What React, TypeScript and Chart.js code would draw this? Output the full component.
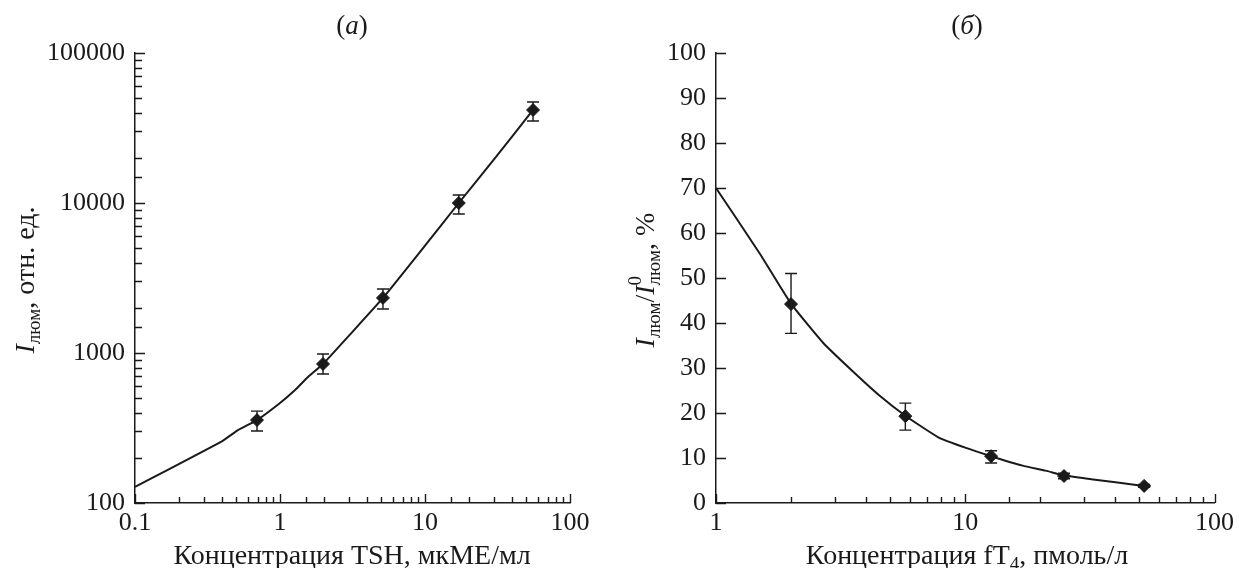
import React, { useEffect, useRef } from 'react';
import { Chart, registerables } from 'chart.js';

Chart.register(...registerables);

const FONT = '"Liberation Serif", "Times New Roman", "DejaVu Serif", serif';
const INK = '#1a1a1a';

// ---------- Panel (а): TSH ----------
const tshCurveX = [0.1, 0.4, 0.513, 0.694, 1.0, 1.27, 1.56, 1.98, 3, 5.13, 10, 17.1, 30, 55.6];
const tshCurveY = [128, 259, 306, 357, 464, 567, 692, 845, 1310, 2330, 5200, 10000, 19600, 41700];
const tshX = [0.694, 1.98, 5.13, 17.1, 55.6];
const tshY = [357, 845, 2330, 10000, 41700];
const tshErrLo = [302, 725, 1965, 8450, 35200];
const tshErrHi = [410, 985, 2670, 11300, 47100];
const tshXTicks = [0.1, 1, 10, 100];
const tshXTickLabels = ['0.1', '1', '10', '100'];
const tshYTicks = [100, 1000, 10000, 100000];
const tshYTickLabels = ['100', '1000', '10000', '100000'];

// ---------- Panel (б): fT4 ----------
const ft4CurveX = [1, 1.5, 2, 2.7, 3.5, 4.5, 5.75, 7.8, 10, 12.7, 17, 21, 25, 32, 52];
const ft4CurveY = [70, 55.4, 44.3, 35.5, 29.5, 24, 19.4, 14.6, 12.3, 10.4, 8.3, 7.2, 6.1, 5.3, 3.8];
const ft4X = [2.0, 5.75, 12.7, 24.9, 52.2];
const ft4Y = [44.2, 19.3, 10.4, 6.0, 3.8];
const ft4ErrLo = [37.7, 16.2, 8.9, 5.4, 3.5];
const ft4ErrHi = [51.0, 22.2, 11.6, 6.6, 4.1];
const ft4XTicks = [1, 10, 100];
const ft4XTickLabels = ['1', '10', '100'];
const ft4YTicks = [0, 10, 20, 30, 40, 50, 60, 70, 80, 90, 100];
const ft4YTickLabels = ['0', '10', '20', '30', '40', '50', '60', '70', '80', '90', '100'];

type Seg = { t: string; italic?: boolean; scale?: number; dy?: number; noAdvance?: boolean };

function drawRich(ctx: CanvasRenderingContext2D, segs: Seg[], px: number, py: number, size: number, rotate: boolean) {
  ctx.save();
  ctx.translate(px, py);
  if (rotate) ctx.rotate(-Math.PI / 2);
  ctx.fillStyle = INK;
  ctx.textBaseline = 'alphabetic';
  ctx.textAlign = 'left';
  const fontOf = (s: Seg) => `${s.italic ? 'italic ' : ''}${size * (s.scale || 1)}px ${FONT}`;
  let total = 0;
  segs.forEach((s) => {
    ctx.font = fontOf(s);
    if (!s.noAdvance) total += ctx.measureText(s.t).width;
  });
  let x = -total / 2;
  segs.forEach((s) => {
    ctx.font = fontOf(s);
    ctx.fillText(s.t, x, (s.dy || 0) * size);
    if (!s.noAdvance) x += ctx.measureText(s.t).width;
  });
  ctx.restore();
}

function findLabel(v: number, vals: number[], labels: string[]) {
  for (let i = 0; i < vals.length; i++) {
    if (Math.abs(v - vals[i]) <= Math.abs(vals[i]) * 1e-6 + 1e-9) return labels[i];
  }
  return '';
}

type PanelParams = {
  width: number;
  curveX: number[];
  curveY: number[];
  ptsX: number[];
  ptsY: number[];
  errLo: number[];
  errHi: number[];
  xMin: number;
  xMax: number;
  xTicks: number[];
  xLabels: string[];
  yType: 'logarithmic' | 'linear';
  yMin: number;
  yMax: number;
  yTicks: number[];
  yLabels: string[];
  yAxisWidth: number;
  padRight: number;
  yMinorTicks: boolean;
  panelLabel: Seg[];
  panelLabelX: number;
  yTitle: Seg[];
  yTitleX: number;
  xTitle: Seg[];
  xTitleX: number;
};

function makeConfig(p: PanelParams): any {
  const isMajor = (v: number, vals: number[]) => findLabel(v, vals, vals.map(() => 'x')) !== '';

  const decorPlugin = {
    id: 'decor',
    afterDatasetsDraw(chart: any) {
      const ctx: CanvasRenderingContext2D = chart.ctx;
      const xs = chart.scales.x;
      const ys = chart.scales.y;
      ctx.save();
      ctx.strokeStyle = INK;
      ctx.lineWidth = 1.4;
      for (let i = 0; i < p.ptsX.length; i++) {
        const px = xs.getPixelForValue(p.ptsX[i]);
        const y1 = ys.getPixelForValue(p.errLo[i]);
        const y2 = ys.getPixelForValue(p.errHi[i]);
        ctx.beginPath();
        ctx.moveTo(px, y1);
        ctx.lineTo(px, y2);
        ctx.moveTo(px - 6, y1);
        ctx.lineTo(px + 6, y1);
        ctx.moveTo(px - 6, y2);
        ctx.lineTo(px + 6, y2);
        ctx.stroke();
      }
      ctx.restore();
    },
    afterDraw(chart: any) {
      const ctx: CanvasRenderingContext2D = chart.ctx;
      const xs = chart.scales.x;
      const ys = chart.scales.y;
      const area = chart.chartArea;
      ctx.save();
      ctx.strokeStyle = INK;
      ctx.lineWidth = 1.4;
      ctx.beginPath();
      xs.ticks.forEach((t: any) => {
        const px = Math.round(xs.getPixelForValue(t.value)) + 0.5;
        const len = isMajor(t.value, p.xTicks) ? 9 : 6;
        ctx.moveTo(px, area.bottom);
        ctx.lineTo(px, area.bottom - len);
      });
      ys.ticks.forEach((t: any) => {
        const major = isMajor(t.value, p.yTicks);
        if (!major && !p.yMinorTicks) return;
        const py = Math.round(ys.getPixelForValue(t.value)) + 0.5;
        const len = major ? 10 : 7;
        ctx.moveTo(area.left, py);
        ctx.lineTo(area.left + len, py);
      });
      ctx.stroke();
      ctx.restore();
      drawRich(ctx, p.panelLabel, p.panelLabelX, 34, 27, false);
      drawRich(ctx, p.xTitle, p.xTitleX, 564, 28, false);
      drawRich(ctx, p.yTitle, p.yTitleX, 280, 28, true);
    },
  };

  const yScale: any = {
    type: p.yType,
    min: p.yMin,
    max: p.yMax,
    grid: { display: false, drawTicks: false },
    border: { display: true, color: INK, width: 1.5 },
    ticks: {
      color: INK,
      font: { family: FONT, size: 26 },
      padding: 10,
      autoSkip: false,
      callback: (v: number) => findLabel(v, p.yTicks, p.yLabels),
    },
    afterFit: (s: any) => {
      s.width = p.yAxisWidth;
    },
  };
  if (p.yType === 'linear') yScale.ticks.stepSize = 10;

  return {
    type: 'scatter',
    data: {
      datasets: [
        {
          data: p.curveX.map((x, i) => ({ x, y: p.curveY[i] })),
          showLine: true,
          borderColor: INK,
          borderWidth: 2,
          pointRadius: 0,
          tension: 0.15,
        },
        {
          data: p.ptsX.map((x, i) => ({ x, y: p.ptsY[i] })),
          showLine: false,
          pointStyle: 'rectRot',
          pointRadius: 6.5,
          backgroundColor: INK,
          borderColor: INK,
          borderWidth: 1,
        },
      ],
    },
    options: {
      responsive: false,
      animation: false,
      events: [],
      layout: { padding: { left: 0, top: 53, right: p.padRight, bottom: 0 } },
      plugins: { legend: { display: false }, tooltip: { enabled: false }, title: { display: false } },
      scales: {
        x: {
          type: 'logarithmic',
          position: 'bottom',
          min: p.xMin,
          max: p.xMax,
          grid: { display: false, drawTicks: false },
          border: { display: true, color: INK, width: 1.5 },
          ticks: {
            color: INK,
            font: { family: FONT, size: 26 },
            padding: 5,
            autoSkip: false,
            maxRotation: 0,
            minRotation: 0,
            callback: (v: number) => findLabel(v, p.xTicks, p.xLabels),
          },
          afterFit: (s: any) => {
            s.height = 65;
          },
        },
        y: yScale,
      },
    },
    plugins: [decorPlugin],
  };
}

function Panel({ left, params }: { left: number; params: PanelParams }) {
  const ref = useRef<HTMLCanvasElement>(null);
  useEffect(() => {
    const chart = new Chart(ref.current as HTMLCanvasElement, makeConfig(params));
    return () => chart.destroy();
  }, []);
  return (
    <canvas
      ref={ref}
      width={params.width}
      height={568}
      style={{ position: 'absolute', left, top: 0, width: params.width, height: 568 }}
    />
  );
}

const panelA: PanelParams = {
  width: 620,
  curveX: tshCurveX,
  curveY: tshCurveY,
  ptsX: tshX,
  ptsY: tshY,
  errLo: tshErrLo,
  errHi: tshErrHi,
  xMin: 0.1,
  xMax: 100,
  xTicks: tshXTicks,
  xLabels: tshXTickLabels,
  yType: 'logarithmic',
  yMin: 100,
  yMax: 100000,
  yTicks: tshYTicks,
  yLabels: tshYTickLabels,
  yAxisWidth: 135,
  padRight: 50,
  yMinorTicks: true,
  panelLabel: [{ t: '(' }, { t: 'а', italic: true }, { t: ')' }],
  panelLabelX: 352,
  yTitle: [{ t: 'I', italic: true }, { t: 'люм', scale: 0.68, dy: 0.22 }, { t: ', отн. ед.' }],
  yTitleX: 34,
  xTitle: [{ t: 'Концентрация TSH, мкМЕ/мл' }],
  xTitleX: 352,
};

const panelB: PanelParams = {
  width: 619,
  curveX: ft4CurveX,
  curveY: ft4CurveY,
  ptsX: ft4X,
  ptsY: ft4Y,
  errLo: ft4ErrLo,
  errHi: ft4ErrHi,
  xMin: 1,
  xMax: 100,
  xTicks: ft4XTicks,
  xLabels: ft4XTickLabels,
  yType: 'linear',
  yMin: 0,
  yMax: 100,
  yTicks: ft4YTicks,
  yLabels: ft4YTickLabels,
  yAxisWidth: 96,
  padRight: 20,
  yMinorTicks: false,
  panelLabel: [{ t: '(' }, { t: 'б', italic: true }, { t: ')' }],
  panelLabelX: 347,
  yTitle: [
    { t: 'I', italic: true },
    { t: 'люм', scale: 0.68, dy: 0.22 },
    { t: '/' },
    { t: 'I', italic: true },
    { t: '0', scale: 0.68, dy: -0.45, noAdvance: true },
    { t: 'люм', scale: 0.68, dy: 0.22 },
    { t: ', %' },
  ],
  yTitleX: 34,
  xTitle: [{ t: 'Концентрация fT' }, { t: '4', scale: 0.68, dy: 0.22 }, { t: ', пмоль/л' }],
  xTitleX: 347,
};

export default function App() {
  return (
    <div style={{ position: 'fixed', left: 0, top: 0, width: 1239, height: 568, background: '#fff', overflow: 'hidden' }}>
      <Panel left={0} params={panelA} />
      <Panel left={620} params={panelB} />
    </div>
  );
}
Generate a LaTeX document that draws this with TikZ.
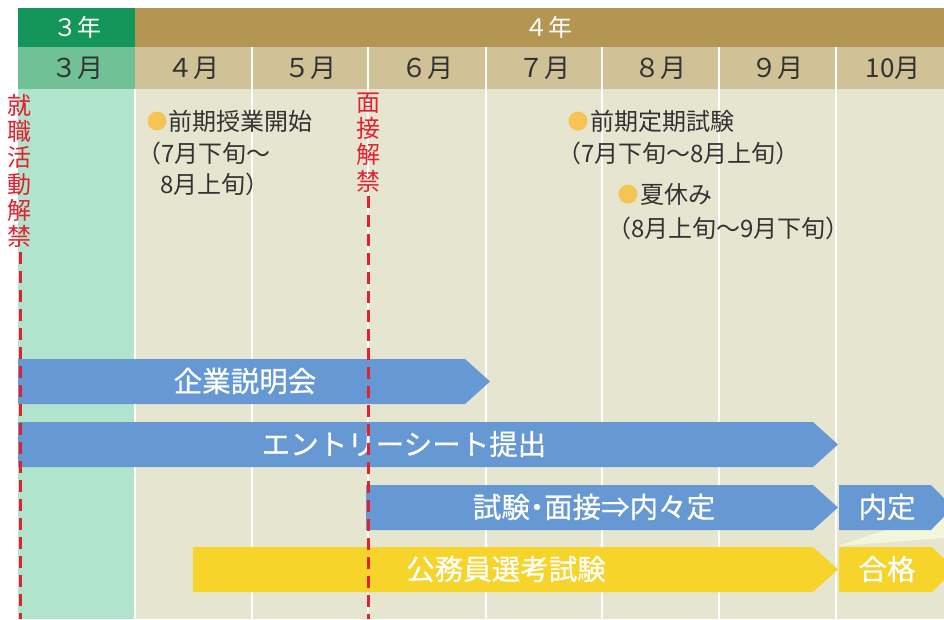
\documentclass[tikz,border=0pt]{standalone}
\usepackage{fontspec}
\setmainfont{Noto Sans CJK JP}
\newfontfamily\jpbar{Noto Sans CJK JP}[FakeBold=0.6]
\usetikzlibrary{calc}
\definecolor{hdrgreen}{RGB}{20,150,90}
\definecolor{hdrgold}{RGB}{180,150,82}
\definecolor{mongreen}{RGB}{112,194,150}
\definecolor{montan}{RGB}{208,194,150}
\definecolor{bodymint}{RGB}{176,228,204}
\definecolor{bodypale}{RGB}{230,230,208}
\definecolor{barblue}{RGB}{102,152,212}
\definecolor{baryellow}{RGB}{246,212,42}
\definecolor{dotorange}{RGB}{246,196,84}
\definecolor{txtgray}{RGB}{50,50,50}
\definecolor{banred}{RGB}{226,32,46}
\definecolor{wedgecream}{RGB}{244,246,220}
\begin{document}
\begin{tikzpicture}[x=1pt,y=-1pt,
  yearhdr/.style={font=\fontsize{24}{24}\selectfont, text=white, inner sep=0},
  monlbl/.style={font=\fontsize{26}{26}\selectfont, text=txtgray, inner sep=0},
  note/.style={font=\fontsize{24}{24}\selectfont, text=txtgray, anchor=west, inner sep=0},
  bartext/.style={font=\jpbar\fontsize{28.5}{28.5}\selectfont, text=white, inner sep=0},
  dotmark/.style={circle, fill=dotorange, minimum size=19pt, inner sep=0},
  colsep/.style={white, line width=2.5pt},
  redline/.style={draw=banred, line width=3pt, dash pattern=on 12pt off 7pt},
  vtext/.style={font=\fontsize{24}{26.3}\selectfont, align=center, inner sep=0, text=banred},
]
\useasboundingbox (0,0) rectangle (944,619);
\begin{scope}
\clip (0,0) rectangle (944,619);
% backgrounds
\fill[hdrgreen] (18,8) rectangle (135,47);
\fill[hdrgold] (135,8) rectangle (944,47);
\fill[mongreen] (18,47) rectangle (135,89);
\fill[montan] (135,47) rectangle (944,89);
\fill[bodymint] (18,89) rectangle (135,619);
\fill[bodypale] (135,89) rectangle (944,619);
\foreach \x in {252,368,486,602,719,836} \draw[colsep] (\x,47) -- (\x,619);
\draw[colsep] (135,89) -- (135,619);
% headers
\node[yearhdr] (y3) at (77,27) {３年};
\node[yearhdr] (y4) at (548,27) {４年};
\node[monlbl] (m3) at (77,68) {３月};
\node[monlbl] (m4) at (193.5,68) {４月};
\node[monlbl] (m5) at (310,68) {５月};
\node[monlbl] (m6) at (427,68) {６月};
\node[monlbl] (m7) at (544,68) {７月};
\node[monlbl] (m8) at (660.5,68) {８月};
\node[monlbl] (m9) at (777.5,68) {９月};
\node[monlbl] (m10) at (893,68) {10月};
% notes
\node[dotmark] (d1) at (157,121) {};
\node[note] (n1) at (168,121) {前期授業開始};
\node[note] (n1b) at (137,153) {（7月下旬～};
\node[note] (n1c) at (160,184) {8月上旬）};
\node[dotmark] (d2) at (578,121) {};
\node[note] (n2) at (590,121) {前期定期試験};
\node[note] (n2b) at (557,153) {（7月下旬～8月上旬）};
\node[dotmark] (d3) at (628,194) {};
\node[note] (n3) at (640,194) {夏休み};
\node[note] (n3b) at (607,228) {（8月上旬～9月下旬）};
% wedge
\fill[wedgecream] (838,546) -- (944,510) -- (944,538) -- cycle;
% bars
\fill[barblue] (18,359) -- (465,359) -- (490,381.5) -- (465,404) -- (18,404) -- cycle;
\node[bartext] (b1) at (245,381) {企業説明会};
\fill[barblue] (18,422) -- (813,422) -- (838,444.5) -- (813,467) -- (18,467) -- cycle;
\node[bartext] (b2) at (404,444) {エントリーシート提出};
\fill[barblue] (366,485) -- (813,485) -- (838,507.5) -- (813,530) -- (366,530) -- cycle;
\node[bartext] (b3) at (594,507) {試験\kern-0.25em・\kern-0.25em面接⇒内々定};
\fill[barblue] (839,485) -- (931,485) -- (953,507.5) -- (931,530) -- (839,530) -- cycle;
\node[bartext] (b4) at (887,507) {内定};
\fill[baryellow] (193,547) -- (813,547) -- (838,569.5) -- (813,592) -- (193,592) -- cycle;
\node[bartext] (b5) at (506,569) {公務員選考試験};
\fill[baryellow] (839,547) -- (932,547) -- (955,569.5) -- (932,592) -- (839,592) -- cycle;
\node[bartext] (b6) at (887,569) {合格};
% red labels
\node[vtext] (lab1) at (20,171) {就\\職\\活\\動\\解\\禁};
\node[vtext] (lab2) at (368,142.5) {面\\接\\解\\禁};
\coordinate (end1) at (20,619);
\coordinate (end2) at (368,619);
\draw[redline] ([yshift=-4pt]lab1.south) -- (end1);
\draw[redline] ([yshift=-4pt]lab2.south) -- (end2);
\end{scope}
\end{tikzpicture}
\end{document}
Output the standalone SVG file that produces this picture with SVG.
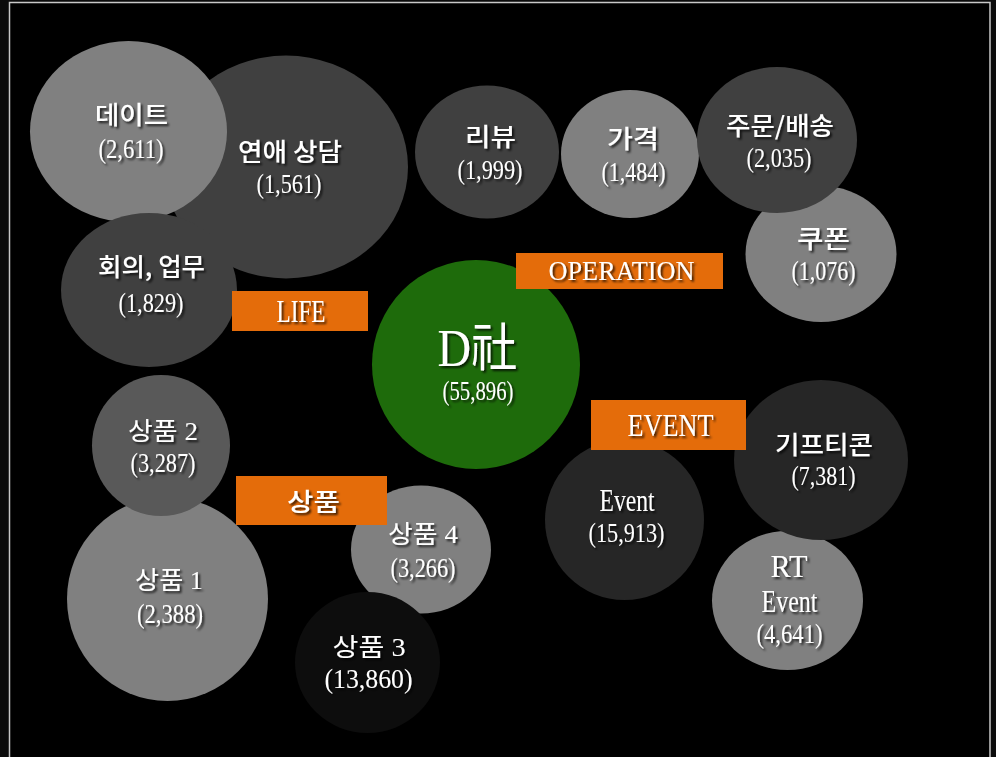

━━━━━━━━

▸ Goal
Take the lines from the start of the material to the line with "Chart.register(...registerables);", both included, and transcribe them exactly without the pictures.

▸ Solution for this problem
What React, TypeScript and Chart.js code would draw this? Output the full component.
import React, { useEffect, useRef } from 'react';
import { Chart, registerables } from 'chart.js';

Chart.register(...registerables);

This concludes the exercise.